My photo of "organism". Sorry for the poor quality; this meal actually marks the beginning of my old camera troubles--it was the first time I turned on my camera and the screen didn't work.

So what did it taste like? Not much as I recall. It was raw and unseasoned, and I only had a little bit, since we ordered one for our table and split it between everyone who was willing to taste it (and only the yellow-orange inside was edible). It was chewy and smooth, mildly seafood-like in the way that squid in sushi is, and beyond that I can't really describe it. I had some kind of wonderful fish as an entree and a really, truly amazing chocolate cake with a white sauce of some sort for dessert--if I ever find myself in Sète again (unlikely), I would go back to this place, and I'd give violet another try.

Well that's my list of strange foods I've eaten. What I need to try are bugs. I've never eaten a bug on purpose (I know I've eaten at least ants by accident, and probably several other types of bugs). As long as I know it won't hurt me, and it's not still crawling, and I'm convinced that it's a legitimate food that people really do eat on purpose, I'm usually willing to try it. Here's hoping to many more food adventures in my future.

Anyone else have any stories to tell about weird foods they've eaten?


Girls Are Geeks said...

Fun! I love interesting foods. I try to always pick a sushi I haven't tried before when I can, although I'm running out in most places. I also love squid, steamed, sushied, or dried and spiced, love it. I try to increase the number of land meat's I eat often, I've done elk and buffalo, the elk steaks were great. I've done alligator and crayfish as well as snails, shark, and others. I don't like the chewy things though, so I stay away from most snails and raw bivalves (yeah, I'm a scientist).

Girls Are Geeks

Eleni said...

Ooh, elk! I've never had any type of venison before. I need to find the right opportunity.
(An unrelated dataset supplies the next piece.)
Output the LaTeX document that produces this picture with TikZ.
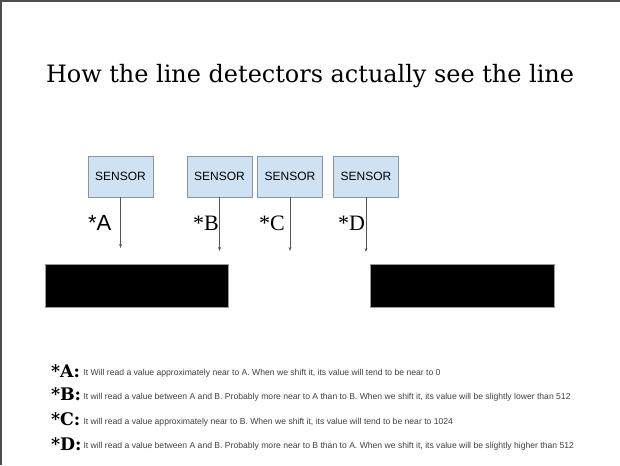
\documentclass[tikz,border=0pt]{standalone}
\usepackage{fontspec}
\setmainfont{Liberation Serif}
\setsansfont{Liberation Sans}
\newfontfamily\slabfont{DejaVu Serif}
\usetikzlibrary{arrows.meta}
\usetikzlibrary{positioning}
\definecolor{boxblue}{HTML}{CFE2F3}
\definecolor{boxline}{HTML}{8A96A3}
\definecolor{wire}{HTML}{555555}
\newcommand{\sensorbox}[2]{\node(#1)[sensor] at (#2,176.5) {SENSOR}}
\newcommand{\notekey}[3]{\node(key#1)[key] at (51,#2) {*#1:};
  \node(note#1)[note] at (83.5,#2-1.3) {#3}}

\begin{document}
\begin{tikzpicture}[
        x=0.75pt, y=-0.75pt,
        every node/.style={inner sep=0pt, outer sep=0pt},
        sensor/.style={rectangle, draw=boxline, fill=boxblue, line width=0.6pt,
                       minimum width=48.75pt, minimum height=30.75pt,
                       font=\sffamily\fontsize{9}{10}\selectfont},
        tag/.style={font=\fontsize{16.5}{18}\selectfont},
        key/.style={anchor=base west, font=\slabfont\bfseries\fontsize{13}{15}\selectfont},
        note/.style={anchor=base west, text=black!75, font=\sffamily\fontsize{6.45}{7}\selectfont},
        bar/.style={fill=black, draw=black!40, line width=0.4pt},
        sees/.style={draw=wire, line width=0.5pt, -{Stealth[length=3pt,width=2.2pt]}}
      ]
      \useasboundingbox (0,0) rectangle (620,465);
      % slide frame
      \draw[black!70, line width=1.5pt] (0.5,465) -- (0.5,0.5) -- (620,0.5);

      \node(title)[anchor=base west, font=\slabfont\fontsize{17.95}{22}\selectfont] at (46,82)
        {How the line detectors actually see the line};

      % sensors
      \sensorbox{sA}{120.5};
      \sensorbox{sB}{219.5};
      \sensorbox{sC}{290};
      \sensorbox{sD}{366};

      \coordinate (tipA) at (sA.south |- 0,248);
      \coordinate (tipB) at (sB.south |- 0,251);
      \coordinate (tipC) at (sC.south |- 0,251);
      \coordinate (tipD) at (sD.south |- 0,252);
      \draw[sees] (sA) -- (tipA);
      \draw[sees] (sB) -- (tipB);
      \draw[sees] (sC) -- (tipC);
      \draw[sees] (sD) -- (tipD);

      \node(tagA)[tag, font=\sffamily\fontsize{16.5}{18}\selectfont, anchor=base west] at (88,230) {*A};
      \node(tagB)[tag, anchor=base west] at (193,230) {*B};
      \node(tagC)[tag, anchor=base west] at (259,230) {*C};
      \node(tagD)[tag, anchor=base west] at (338,230) {*D};

      % the line under the sensors
      \fill[bar] (45,264) rectangle (228,307);
      \fill[bar] (370,264) rectangle (554,307);

      % what each sensor reads
      \notekey{A}{377}{It Will read a value approximately near to A. When we shift it, its value will tend to be near to 0};
      \notekey{B}{400.7}{It will read a value between A and B. Probably more near to A than to B. When we shift it, its value will be slightly lower than 512};
      \notekey{C}{425.5}{It will read a value approximately near to B. When we shift it, its value will tend to be near to 1024};
      \notekey{D}{450}{It will read a value between A and B. Probably more near to B than to A. When we shift it, its value will be slightly higher than 512};
    \end{tikzpicture}
\end{document}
And alligator sounds particularly interesting. What was it like? I can't actually think of any reptile I've eaten. I know some people eat turtles, but I haven't done that either.

Vanessa said...

You're brave, I confess I wouldn't have the guts to eat some of those... Very interesting post

Eleni said...

If it's a legitimate food and I know the worst that could happen is it tastes bad, I can mostly make myself try it when put under enough pressure to do so. Not sure if that's a strength or a weakness when I put it that way...

Anonymous said...

I remember, as a child in Marseille, that it was always fun to observe someone eating a sea violet for the first time. Violets are known to have a strong, almost bitter flavor, which I was told was due to a high concentration of iodine.

The initial reaction was predictable: shock, bordering on revulsion. The fun part came shortly after that, when the person would ask: "May I try another"? It never failed.

Eleni said...

Haha, I think my problem was I only got a small piece because we were splitting it. I hardly remember the taste, more the chewy texture.